Here is where we see the wisdom of the Church’s teaching on purgatory. Purgatory doesn’t deny the sufficiency of Christ’s gracious offering for us on Calvary. Instead it distinguishes between the eternal punishment of our sins—for which only God can atone—and the temporal punishment that a loving Father requires his sons and daughters to endure as we willingly and painfully let go of all our attachments to ourselves and other persons and things so that we can be fit for eternal communion with the Lord (CCC 1472). Indeed, forgiveness of sins doesn’t eradicate the bad habits we’ve cultivated in place of virtues.

In the Sermon on the Mount, Jesus teaches that salvation is not a one-time event but a lifelong adventure, one that can extend into our purgative afterlife, as St. Paul adds (1 Cor. 3:10-15; see 1 Peter 1:6-7). Therefore, we can lose our salvation because of gravely wrong actions for which we don’t repent (1 Cor. 6:9-10). These transgressions are known as mortal sins, because they constitute a radical rejection of Jesus in making someone and/or something an idol, including ourselves (see CCC 1854–64).

Jesus further affirms to the rich young man that keeping the commandments is integral to accepting or rejecting his gift of eternal salvation (Matt. 19:16-26). St. Paul says that God:

will render to every man according to his works: to those who by patience in well-doing seek for glory and honor and immortality, he will give eternal life; but for those who are factious and do not obey the truth, but obey wickedness, there will be wrath and fury. . . . For it is not the hearers of the law who are righteous before God but the doers of the law who will be justified (Rom. 2:6-8, emphasis added; see 2:14-16).

In their zeal to emphasize God’s sovereignty (Calvin) and mercy (Luther), the Reformers forgot the basic reality that real love is a two-way street and thus calls for a response in kind—especially with Jesus who will not simply overwhelm us with his grace irrespective of a genuine free-will response (Calvin), or look the other way regarding our sins (Luther). No, Jesus wants to truly rehabilitate us by enabling us to love as he does—unconditionally and sacrificially—and Jesus does so through our self-denying and redemptive cooperation.
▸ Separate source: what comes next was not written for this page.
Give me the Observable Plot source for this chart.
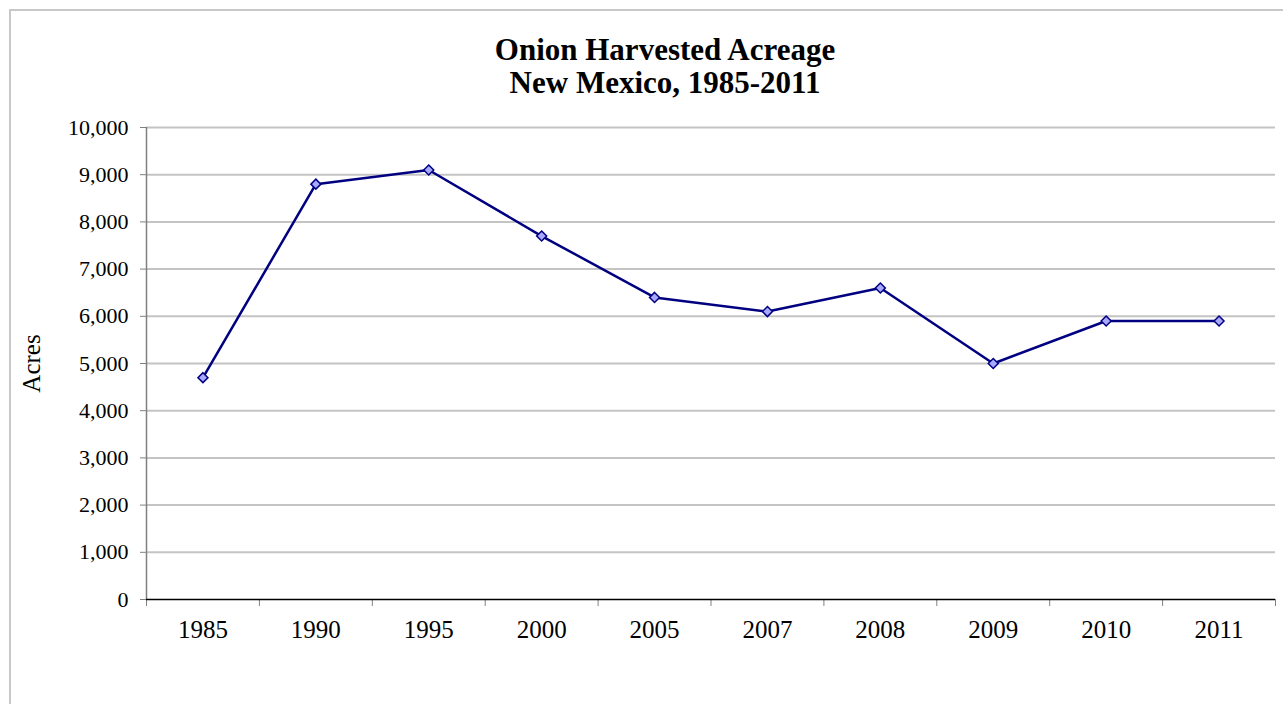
<!DOCTYPE html>
<html>
<head>
<meta charset="utf-8">
<script src="https://cdn.jsdelivr.net/npm/d3@7"></script>
<script src="https://cdn.jsdelivr.net/npm/@observablehq/plot@0.6"></script>
<style>
  html, body { margin: 0; padding: 0; background: #fff; overflow: hidden; }
  body { width: 1283px; height: 704px; position: relative; font-family: "Liberation Serif", "Times New Roman", serif; color: #000; }
  #frame { position: absolute; left: 9px; top: 9px; width: 1400px; height: 800px; border: 2px solid #c8c8c8; box-sizing: border-box; }
  #title { position: absolute; left: 9px; width: 1312px; top: 33px; text-align: center; font-weight: bold; font-size: 31px; line-height: 33px; }
  #chart { position: absolute; left: 0; top: 110px; }
</style>
</head>
<body>
<div id="frame"></div>
<div id="title">Onion Harvested Acreage<br>New Mexico, 1985-2011</div>
<div id="chart"></div>
<script>
const years = ["1985", "1990", "1995", "2000", "2005", "2007", "2008", "2009", "2010", "2011"];
const acres = [4700, 8800, 9100, 7700, 6400, 6100, 6600, 5000, 5900, 5900];
const yTicks = [0, 1000, 2000, 3000, 4000, 5000, 6000, 7000, 8000, 9000, 10000];
const yLabel = "Acres";

const data = years.map((y, i) => ({i, year: y, value: acres[i]}));
const idx = d3.range(years.length);
const bounds = d3.range(years.length + 1).map(k => k - 0.5);

const chart = Plot.plot({
  width: 1283,
  height: 594,
  marginTop: 17,
  marginBottom: 105,
  marginLeft: 146,
  marginRight: 8,
  style: {fontFamily: '"Liberation Serif", "Times New Roman", serif', color: "#000", background: "transparent"},
  x: {type: "linear", domain: [-0.5, years.length - 0.5]},
  y: {domain: [0, 10000]},
  marks: [
    Plot.gridY(yTicks.filter(d => d > 0), {stroke: "#c4c4c4", strokeWidth: 2, strokeOpacity: 1}),
    Plot.ruleX([-0.5], {y1: 0, y2: 10000, stroke: "#808080", strokeWidth: 1.5}),
    Plot.axisY({ticks: yTicks, tickFormat: d3.format(","), tickSize: 6, tickPadding: 12, fontSize: 22, stroke: "#808080", label: null}),
    Plot.axisY({ticks: [], label: yLabel, labelAnchor: "center", labelArrow: "none", labelOffset: 124, fontSize: 25}),
    Plot.axisX({ticks: bounds, tickFormat: () => "", tickSize: 7, stroke: "#808080", label: null}),
    Plot.axisX({ticks: idx, tickFormat: i => years[i], tickSize: 0, tickPadding: 21, fontSize: 25, label: null}),
    Plot.ruleY([0], {stroke: "#000", strokeWidth: 1.5}),
    Plot.line(data, {x: "i", y: "value", stroke: "#000080", strokeWidth: 2.5}),
    Plot.dot(data, {x: "i", y: "value", symbol: "diamond2", r: 4.5, fill: "#a8a8ff", stroke: "#000080", strokeWidth: 1.5})
  ]
});
document.getElementById("chart").appendChild(chart);
</script>
</body>
</html>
Luther expressed his disgust when the Reformation splintered after his initial efforts. But it’s hard to blame others for taking his own principles to their logical conclusion. After all, Luther had only his own persuasiveness—not a divinely given and protected mandate—to safeguard his religious innovations.

Beginning with Luther and Calvin, Protestant Christians have replaced Sacred Tradition with their own “development of doctrine” and thus manmade religious traditions, and their spiritual descendants have developed them further, often in ways that contradict Luther and Calvin—even on matters as important as how we are saved. The Protestant Reformation and its centuries-long aftermath illustrate these sad realities—and this despite all concerned parties vowing to adhere strictly to the “Bible alone” in advancing their differing doctrines.

In authentic development of doctrine, the Church more deeply grasps fundamental truths regarding faith or morals, which are either contained in the Church’s deposit of faith or are needed to preserve, explain, or observe those saving truths (see CCC 2035; 84; 890–91). Authentic development necessarily precludes doctrinal contradictions (see also Vatican II’s Dei Verbum 8-10).

The Catholic Church exists to teach fully and faithfully Christ’s saving truth, including that which the Holy Spirit guided the apostles to know after the Ascension (see CCC 76, 84). We want to be fully going God’s way on the road to salvation, not a way that falls short in one significant way or another. The Catholic Church serves as man’s only divinely provided and protected guide as we navigate our way home to heaven.

As many Christians commemorate the quincentennial of the Reformation, let us pray that Our Lord, who prayed that we might be one as he and the Father are one (John 17:20-23), will lead all Christians to see the truth: being faithful son and daughters of God requires a loving and sustained response—made possible by his grace—to our merciful Father.